■ **Problem**
Search the listing below for "React". Copy each matching line.

■ **Provided data**
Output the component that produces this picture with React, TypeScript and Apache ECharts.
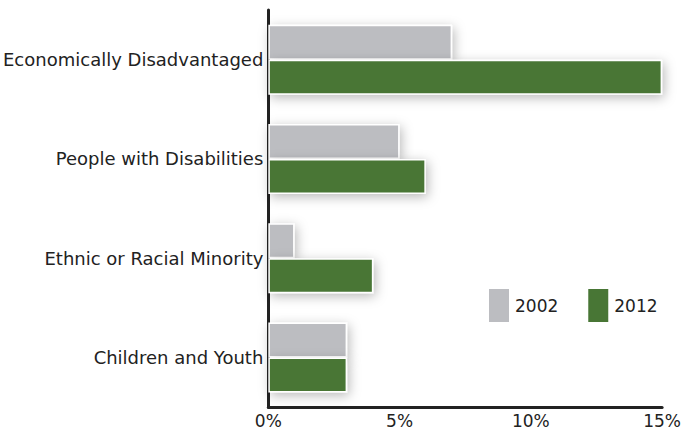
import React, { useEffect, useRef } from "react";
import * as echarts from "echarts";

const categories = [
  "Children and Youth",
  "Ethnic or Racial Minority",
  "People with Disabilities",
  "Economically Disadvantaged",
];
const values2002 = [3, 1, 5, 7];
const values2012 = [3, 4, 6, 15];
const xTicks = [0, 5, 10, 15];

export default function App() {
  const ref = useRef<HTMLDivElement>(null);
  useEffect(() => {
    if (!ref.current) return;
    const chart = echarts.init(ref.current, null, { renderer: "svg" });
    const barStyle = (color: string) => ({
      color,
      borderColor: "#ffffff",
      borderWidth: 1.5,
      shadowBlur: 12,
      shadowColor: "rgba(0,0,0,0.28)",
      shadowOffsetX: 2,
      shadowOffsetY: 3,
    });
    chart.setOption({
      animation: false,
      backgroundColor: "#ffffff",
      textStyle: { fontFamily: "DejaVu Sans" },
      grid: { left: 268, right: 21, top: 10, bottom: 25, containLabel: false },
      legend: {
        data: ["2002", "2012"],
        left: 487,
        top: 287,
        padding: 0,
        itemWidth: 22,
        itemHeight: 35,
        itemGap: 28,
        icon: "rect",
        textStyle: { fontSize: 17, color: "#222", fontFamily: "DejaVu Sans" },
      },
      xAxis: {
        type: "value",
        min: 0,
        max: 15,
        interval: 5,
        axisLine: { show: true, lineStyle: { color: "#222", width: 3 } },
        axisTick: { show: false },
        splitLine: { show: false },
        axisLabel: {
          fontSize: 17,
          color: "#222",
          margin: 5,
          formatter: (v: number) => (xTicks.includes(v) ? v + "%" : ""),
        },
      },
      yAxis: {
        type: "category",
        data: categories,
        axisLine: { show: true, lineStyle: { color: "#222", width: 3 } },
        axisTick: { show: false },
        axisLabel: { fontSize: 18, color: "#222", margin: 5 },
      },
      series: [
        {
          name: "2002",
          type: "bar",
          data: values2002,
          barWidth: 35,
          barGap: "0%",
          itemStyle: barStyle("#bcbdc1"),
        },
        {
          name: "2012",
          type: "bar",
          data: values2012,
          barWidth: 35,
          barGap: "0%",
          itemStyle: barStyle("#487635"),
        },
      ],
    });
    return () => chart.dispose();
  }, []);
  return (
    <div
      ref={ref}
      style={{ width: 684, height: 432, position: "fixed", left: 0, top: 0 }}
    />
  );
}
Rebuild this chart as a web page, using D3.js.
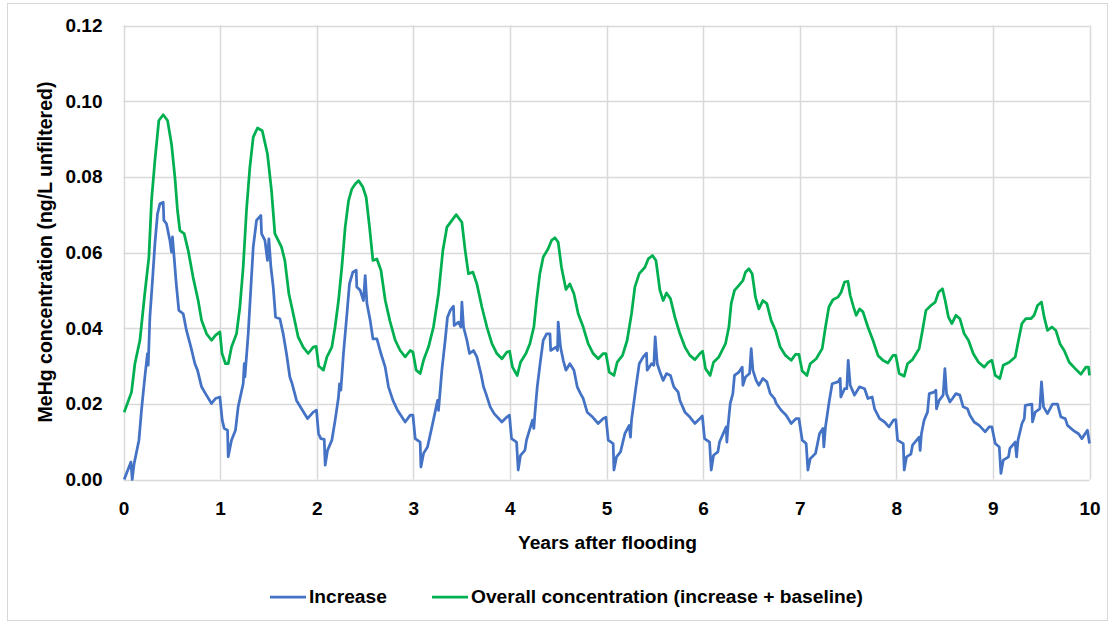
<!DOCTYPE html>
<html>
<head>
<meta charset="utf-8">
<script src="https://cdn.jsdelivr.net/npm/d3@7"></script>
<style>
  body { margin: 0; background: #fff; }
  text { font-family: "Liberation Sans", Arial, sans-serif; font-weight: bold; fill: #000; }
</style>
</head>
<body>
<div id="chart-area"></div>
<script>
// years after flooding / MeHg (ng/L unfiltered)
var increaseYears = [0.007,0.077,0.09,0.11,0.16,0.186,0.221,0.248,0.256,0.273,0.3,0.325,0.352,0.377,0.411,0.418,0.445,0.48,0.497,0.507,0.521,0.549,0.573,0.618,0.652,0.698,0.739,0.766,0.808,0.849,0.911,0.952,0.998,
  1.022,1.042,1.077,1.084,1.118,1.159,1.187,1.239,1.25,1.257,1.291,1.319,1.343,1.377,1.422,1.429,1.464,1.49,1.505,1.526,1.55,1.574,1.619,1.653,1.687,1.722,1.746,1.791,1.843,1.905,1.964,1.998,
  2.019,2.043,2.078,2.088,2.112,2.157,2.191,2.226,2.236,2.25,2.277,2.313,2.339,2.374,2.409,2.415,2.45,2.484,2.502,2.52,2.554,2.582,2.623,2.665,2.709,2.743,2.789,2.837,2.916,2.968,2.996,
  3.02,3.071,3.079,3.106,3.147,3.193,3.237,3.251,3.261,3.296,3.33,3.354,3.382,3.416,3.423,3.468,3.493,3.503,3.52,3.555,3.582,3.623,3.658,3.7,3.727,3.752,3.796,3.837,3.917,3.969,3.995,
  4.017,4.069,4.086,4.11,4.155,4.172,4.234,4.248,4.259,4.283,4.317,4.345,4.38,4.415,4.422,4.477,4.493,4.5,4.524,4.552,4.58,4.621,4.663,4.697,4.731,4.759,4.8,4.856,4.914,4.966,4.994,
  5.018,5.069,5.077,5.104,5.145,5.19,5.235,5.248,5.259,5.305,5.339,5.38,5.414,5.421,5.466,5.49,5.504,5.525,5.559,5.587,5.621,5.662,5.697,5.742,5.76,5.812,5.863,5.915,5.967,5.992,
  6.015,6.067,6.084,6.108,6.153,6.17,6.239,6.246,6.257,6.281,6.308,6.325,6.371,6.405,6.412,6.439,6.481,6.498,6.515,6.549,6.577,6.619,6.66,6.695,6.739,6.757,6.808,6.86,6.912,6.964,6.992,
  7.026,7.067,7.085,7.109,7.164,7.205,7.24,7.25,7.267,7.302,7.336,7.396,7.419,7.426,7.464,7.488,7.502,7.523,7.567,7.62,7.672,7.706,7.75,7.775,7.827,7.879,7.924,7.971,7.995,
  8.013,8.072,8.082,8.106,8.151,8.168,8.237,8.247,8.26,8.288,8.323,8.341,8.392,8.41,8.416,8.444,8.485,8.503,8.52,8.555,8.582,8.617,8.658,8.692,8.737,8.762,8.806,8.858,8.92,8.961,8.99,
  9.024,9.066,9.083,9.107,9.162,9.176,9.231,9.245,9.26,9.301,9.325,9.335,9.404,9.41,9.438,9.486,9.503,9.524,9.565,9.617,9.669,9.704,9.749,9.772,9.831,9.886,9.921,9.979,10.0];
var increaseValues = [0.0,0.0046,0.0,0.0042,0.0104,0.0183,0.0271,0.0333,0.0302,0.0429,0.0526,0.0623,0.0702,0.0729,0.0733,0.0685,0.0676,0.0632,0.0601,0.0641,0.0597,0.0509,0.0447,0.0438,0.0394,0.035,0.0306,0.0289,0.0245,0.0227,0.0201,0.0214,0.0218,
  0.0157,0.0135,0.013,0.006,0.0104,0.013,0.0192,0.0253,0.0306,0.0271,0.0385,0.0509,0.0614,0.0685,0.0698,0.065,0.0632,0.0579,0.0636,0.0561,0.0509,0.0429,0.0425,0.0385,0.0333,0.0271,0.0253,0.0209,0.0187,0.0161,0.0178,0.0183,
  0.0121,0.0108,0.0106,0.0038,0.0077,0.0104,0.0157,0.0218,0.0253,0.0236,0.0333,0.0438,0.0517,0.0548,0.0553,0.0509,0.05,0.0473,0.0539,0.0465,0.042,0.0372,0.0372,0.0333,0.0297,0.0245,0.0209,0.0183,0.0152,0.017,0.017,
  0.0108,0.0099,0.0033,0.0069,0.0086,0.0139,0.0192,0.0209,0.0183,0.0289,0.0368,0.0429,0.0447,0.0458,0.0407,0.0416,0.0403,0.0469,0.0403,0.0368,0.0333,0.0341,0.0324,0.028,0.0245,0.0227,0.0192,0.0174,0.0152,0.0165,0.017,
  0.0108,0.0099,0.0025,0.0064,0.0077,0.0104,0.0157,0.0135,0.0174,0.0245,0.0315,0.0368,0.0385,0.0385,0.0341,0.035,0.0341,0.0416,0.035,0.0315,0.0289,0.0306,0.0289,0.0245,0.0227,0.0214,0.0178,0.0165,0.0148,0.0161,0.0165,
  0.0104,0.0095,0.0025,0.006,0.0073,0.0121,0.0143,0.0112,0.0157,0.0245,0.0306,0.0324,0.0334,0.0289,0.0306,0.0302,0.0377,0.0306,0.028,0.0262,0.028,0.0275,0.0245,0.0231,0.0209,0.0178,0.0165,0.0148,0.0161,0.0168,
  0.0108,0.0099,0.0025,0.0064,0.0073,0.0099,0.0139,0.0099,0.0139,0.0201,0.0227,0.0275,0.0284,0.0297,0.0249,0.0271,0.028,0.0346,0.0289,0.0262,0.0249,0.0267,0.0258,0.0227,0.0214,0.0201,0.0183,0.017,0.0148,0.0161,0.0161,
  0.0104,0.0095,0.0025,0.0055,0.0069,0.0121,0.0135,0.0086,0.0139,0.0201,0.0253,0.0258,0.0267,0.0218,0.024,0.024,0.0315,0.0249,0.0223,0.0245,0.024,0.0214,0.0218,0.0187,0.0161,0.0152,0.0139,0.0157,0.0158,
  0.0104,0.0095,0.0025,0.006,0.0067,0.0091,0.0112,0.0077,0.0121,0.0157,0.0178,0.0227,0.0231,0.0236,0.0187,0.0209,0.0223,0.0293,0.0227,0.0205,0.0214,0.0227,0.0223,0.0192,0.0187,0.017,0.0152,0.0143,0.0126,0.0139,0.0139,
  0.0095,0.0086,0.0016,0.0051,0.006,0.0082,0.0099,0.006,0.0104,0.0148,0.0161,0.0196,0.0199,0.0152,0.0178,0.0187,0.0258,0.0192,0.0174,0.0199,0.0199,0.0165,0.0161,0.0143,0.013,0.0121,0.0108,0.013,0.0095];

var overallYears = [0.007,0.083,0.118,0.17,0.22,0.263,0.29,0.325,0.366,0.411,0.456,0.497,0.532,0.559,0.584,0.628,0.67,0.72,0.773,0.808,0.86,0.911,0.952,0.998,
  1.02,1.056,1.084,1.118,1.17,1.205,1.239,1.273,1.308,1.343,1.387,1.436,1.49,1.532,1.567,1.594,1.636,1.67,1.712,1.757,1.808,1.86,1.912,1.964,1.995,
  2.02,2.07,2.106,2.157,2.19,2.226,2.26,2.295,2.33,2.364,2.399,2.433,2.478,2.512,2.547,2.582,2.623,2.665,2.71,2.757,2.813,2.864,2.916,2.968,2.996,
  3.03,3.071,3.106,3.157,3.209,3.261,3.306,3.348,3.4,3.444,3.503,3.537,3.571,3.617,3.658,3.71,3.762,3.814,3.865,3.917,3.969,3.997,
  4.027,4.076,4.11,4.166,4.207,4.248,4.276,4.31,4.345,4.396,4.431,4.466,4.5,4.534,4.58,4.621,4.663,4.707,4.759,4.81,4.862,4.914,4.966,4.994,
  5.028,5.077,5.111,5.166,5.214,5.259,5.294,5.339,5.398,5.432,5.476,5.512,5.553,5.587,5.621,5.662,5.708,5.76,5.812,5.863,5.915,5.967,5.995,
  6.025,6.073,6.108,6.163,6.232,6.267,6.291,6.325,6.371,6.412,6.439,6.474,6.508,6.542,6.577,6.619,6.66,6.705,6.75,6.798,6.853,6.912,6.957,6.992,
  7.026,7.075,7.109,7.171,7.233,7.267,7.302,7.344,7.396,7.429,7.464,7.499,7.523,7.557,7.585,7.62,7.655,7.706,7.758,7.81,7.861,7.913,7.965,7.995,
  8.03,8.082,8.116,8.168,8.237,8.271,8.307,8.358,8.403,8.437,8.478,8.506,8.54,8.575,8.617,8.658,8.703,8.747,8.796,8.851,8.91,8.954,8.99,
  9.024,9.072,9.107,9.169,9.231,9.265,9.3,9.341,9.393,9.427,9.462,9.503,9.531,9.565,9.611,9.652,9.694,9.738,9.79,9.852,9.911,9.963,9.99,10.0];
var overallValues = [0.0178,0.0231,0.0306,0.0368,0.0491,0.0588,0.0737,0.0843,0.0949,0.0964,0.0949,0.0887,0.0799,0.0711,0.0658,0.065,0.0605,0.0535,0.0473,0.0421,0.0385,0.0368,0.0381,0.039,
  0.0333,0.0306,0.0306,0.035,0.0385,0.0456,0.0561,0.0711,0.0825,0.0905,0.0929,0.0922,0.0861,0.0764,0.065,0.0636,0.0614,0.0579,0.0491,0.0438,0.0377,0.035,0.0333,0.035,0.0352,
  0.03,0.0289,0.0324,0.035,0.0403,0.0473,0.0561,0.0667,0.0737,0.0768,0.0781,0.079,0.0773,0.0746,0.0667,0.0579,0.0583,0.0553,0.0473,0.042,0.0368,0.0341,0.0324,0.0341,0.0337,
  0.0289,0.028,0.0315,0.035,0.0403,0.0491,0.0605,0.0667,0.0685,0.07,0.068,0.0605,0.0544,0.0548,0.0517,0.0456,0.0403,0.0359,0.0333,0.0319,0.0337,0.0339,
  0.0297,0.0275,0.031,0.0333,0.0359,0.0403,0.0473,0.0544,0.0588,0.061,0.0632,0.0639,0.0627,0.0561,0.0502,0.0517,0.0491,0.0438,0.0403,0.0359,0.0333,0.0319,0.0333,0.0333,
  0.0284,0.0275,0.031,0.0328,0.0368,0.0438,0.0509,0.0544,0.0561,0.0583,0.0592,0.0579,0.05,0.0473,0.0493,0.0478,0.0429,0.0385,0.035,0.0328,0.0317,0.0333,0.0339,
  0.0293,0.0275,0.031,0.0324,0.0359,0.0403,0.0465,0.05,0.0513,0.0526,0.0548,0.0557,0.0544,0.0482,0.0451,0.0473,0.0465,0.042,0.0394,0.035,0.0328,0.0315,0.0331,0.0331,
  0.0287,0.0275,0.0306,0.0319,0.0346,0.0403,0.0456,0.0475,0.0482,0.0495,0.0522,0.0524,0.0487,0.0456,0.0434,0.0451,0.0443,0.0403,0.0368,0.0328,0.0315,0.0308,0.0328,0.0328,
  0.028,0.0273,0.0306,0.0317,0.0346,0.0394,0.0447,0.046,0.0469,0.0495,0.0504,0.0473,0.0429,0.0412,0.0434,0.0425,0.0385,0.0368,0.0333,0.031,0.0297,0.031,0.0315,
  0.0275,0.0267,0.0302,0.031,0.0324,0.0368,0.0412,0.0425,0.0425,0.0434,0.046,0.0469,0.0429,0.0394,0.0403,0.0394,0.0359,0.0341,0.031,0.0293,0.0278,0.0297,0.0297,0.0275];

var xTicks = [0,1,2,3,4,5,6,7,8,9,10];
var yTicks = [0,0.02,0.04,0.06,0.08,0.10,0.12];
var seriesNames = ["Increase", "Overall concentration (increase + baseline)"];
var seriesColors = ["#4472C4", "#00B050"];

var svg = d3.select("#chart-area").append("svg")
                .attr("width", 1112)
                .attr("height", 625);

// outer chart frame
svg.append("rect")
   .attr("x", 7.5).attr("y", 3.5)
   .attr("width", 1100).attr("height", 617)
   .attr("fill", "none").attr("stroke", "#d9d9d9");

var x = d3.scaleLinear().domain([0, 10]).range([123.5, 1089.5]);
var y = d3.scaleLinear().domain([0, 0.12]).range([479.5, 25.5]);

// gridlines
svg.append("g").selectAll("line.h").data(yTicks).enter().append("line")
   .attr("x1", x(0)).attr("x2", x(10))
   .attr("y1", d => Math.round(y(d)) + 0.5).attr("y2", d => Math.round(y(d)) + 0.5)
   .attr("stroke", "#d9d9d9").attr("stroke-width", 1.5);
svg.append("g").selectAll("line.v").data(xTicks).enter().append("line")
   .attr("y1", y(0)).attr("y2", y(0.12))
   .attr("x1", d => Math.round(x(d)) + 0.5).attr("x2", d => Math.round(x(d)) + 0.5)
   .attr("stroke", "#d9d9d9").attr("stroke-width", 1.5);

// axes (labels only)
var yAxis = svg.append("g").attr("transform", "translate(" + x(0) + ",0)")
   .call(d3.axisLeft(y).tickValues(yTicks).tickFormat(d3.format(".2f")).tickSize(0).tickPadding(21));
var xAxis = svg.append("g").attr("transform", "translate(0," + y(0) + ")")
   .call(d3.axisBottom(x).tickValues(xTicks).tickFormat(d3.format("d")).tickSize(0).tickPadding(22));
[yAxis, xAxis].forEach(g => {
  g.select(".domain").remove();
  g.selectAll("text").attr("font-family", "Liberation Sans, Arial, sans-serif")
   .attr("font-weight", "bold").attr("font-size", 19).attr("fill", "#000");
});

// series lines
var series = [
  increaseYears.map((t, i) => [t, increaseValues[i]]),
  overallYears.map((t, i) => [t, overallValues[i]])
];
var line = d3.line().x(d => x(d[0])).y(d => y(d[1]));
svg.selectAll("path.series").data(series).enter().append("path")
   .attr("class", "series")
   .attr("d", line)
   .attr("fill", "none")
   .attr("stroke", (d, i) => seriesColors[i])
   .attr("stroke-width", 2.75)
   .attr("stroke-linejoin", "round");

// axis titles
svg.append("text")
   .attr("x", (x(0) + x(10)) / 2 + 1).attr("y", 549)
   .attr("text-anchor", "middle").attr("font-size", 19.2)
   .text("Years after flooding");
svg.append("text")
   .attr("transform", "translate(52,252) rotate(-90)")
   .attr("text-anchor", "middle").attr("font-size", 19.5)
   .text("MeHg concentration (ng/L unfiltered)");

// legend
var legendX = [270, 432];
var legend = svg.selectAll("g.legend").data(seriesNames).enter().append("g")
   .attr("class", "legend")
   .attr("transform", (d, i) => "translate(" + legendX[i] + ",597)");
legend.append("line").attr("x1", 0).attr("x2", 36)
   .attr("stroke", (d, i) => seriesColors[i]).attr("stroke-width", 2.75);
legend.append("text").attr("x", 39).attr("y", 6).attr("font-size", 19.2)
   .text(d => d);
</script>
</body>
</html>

■ **Exercise response**
Output the component that produces this picture with React, TypeScript and Apache ECharts.
import React, { useEffect, useRef } from "react";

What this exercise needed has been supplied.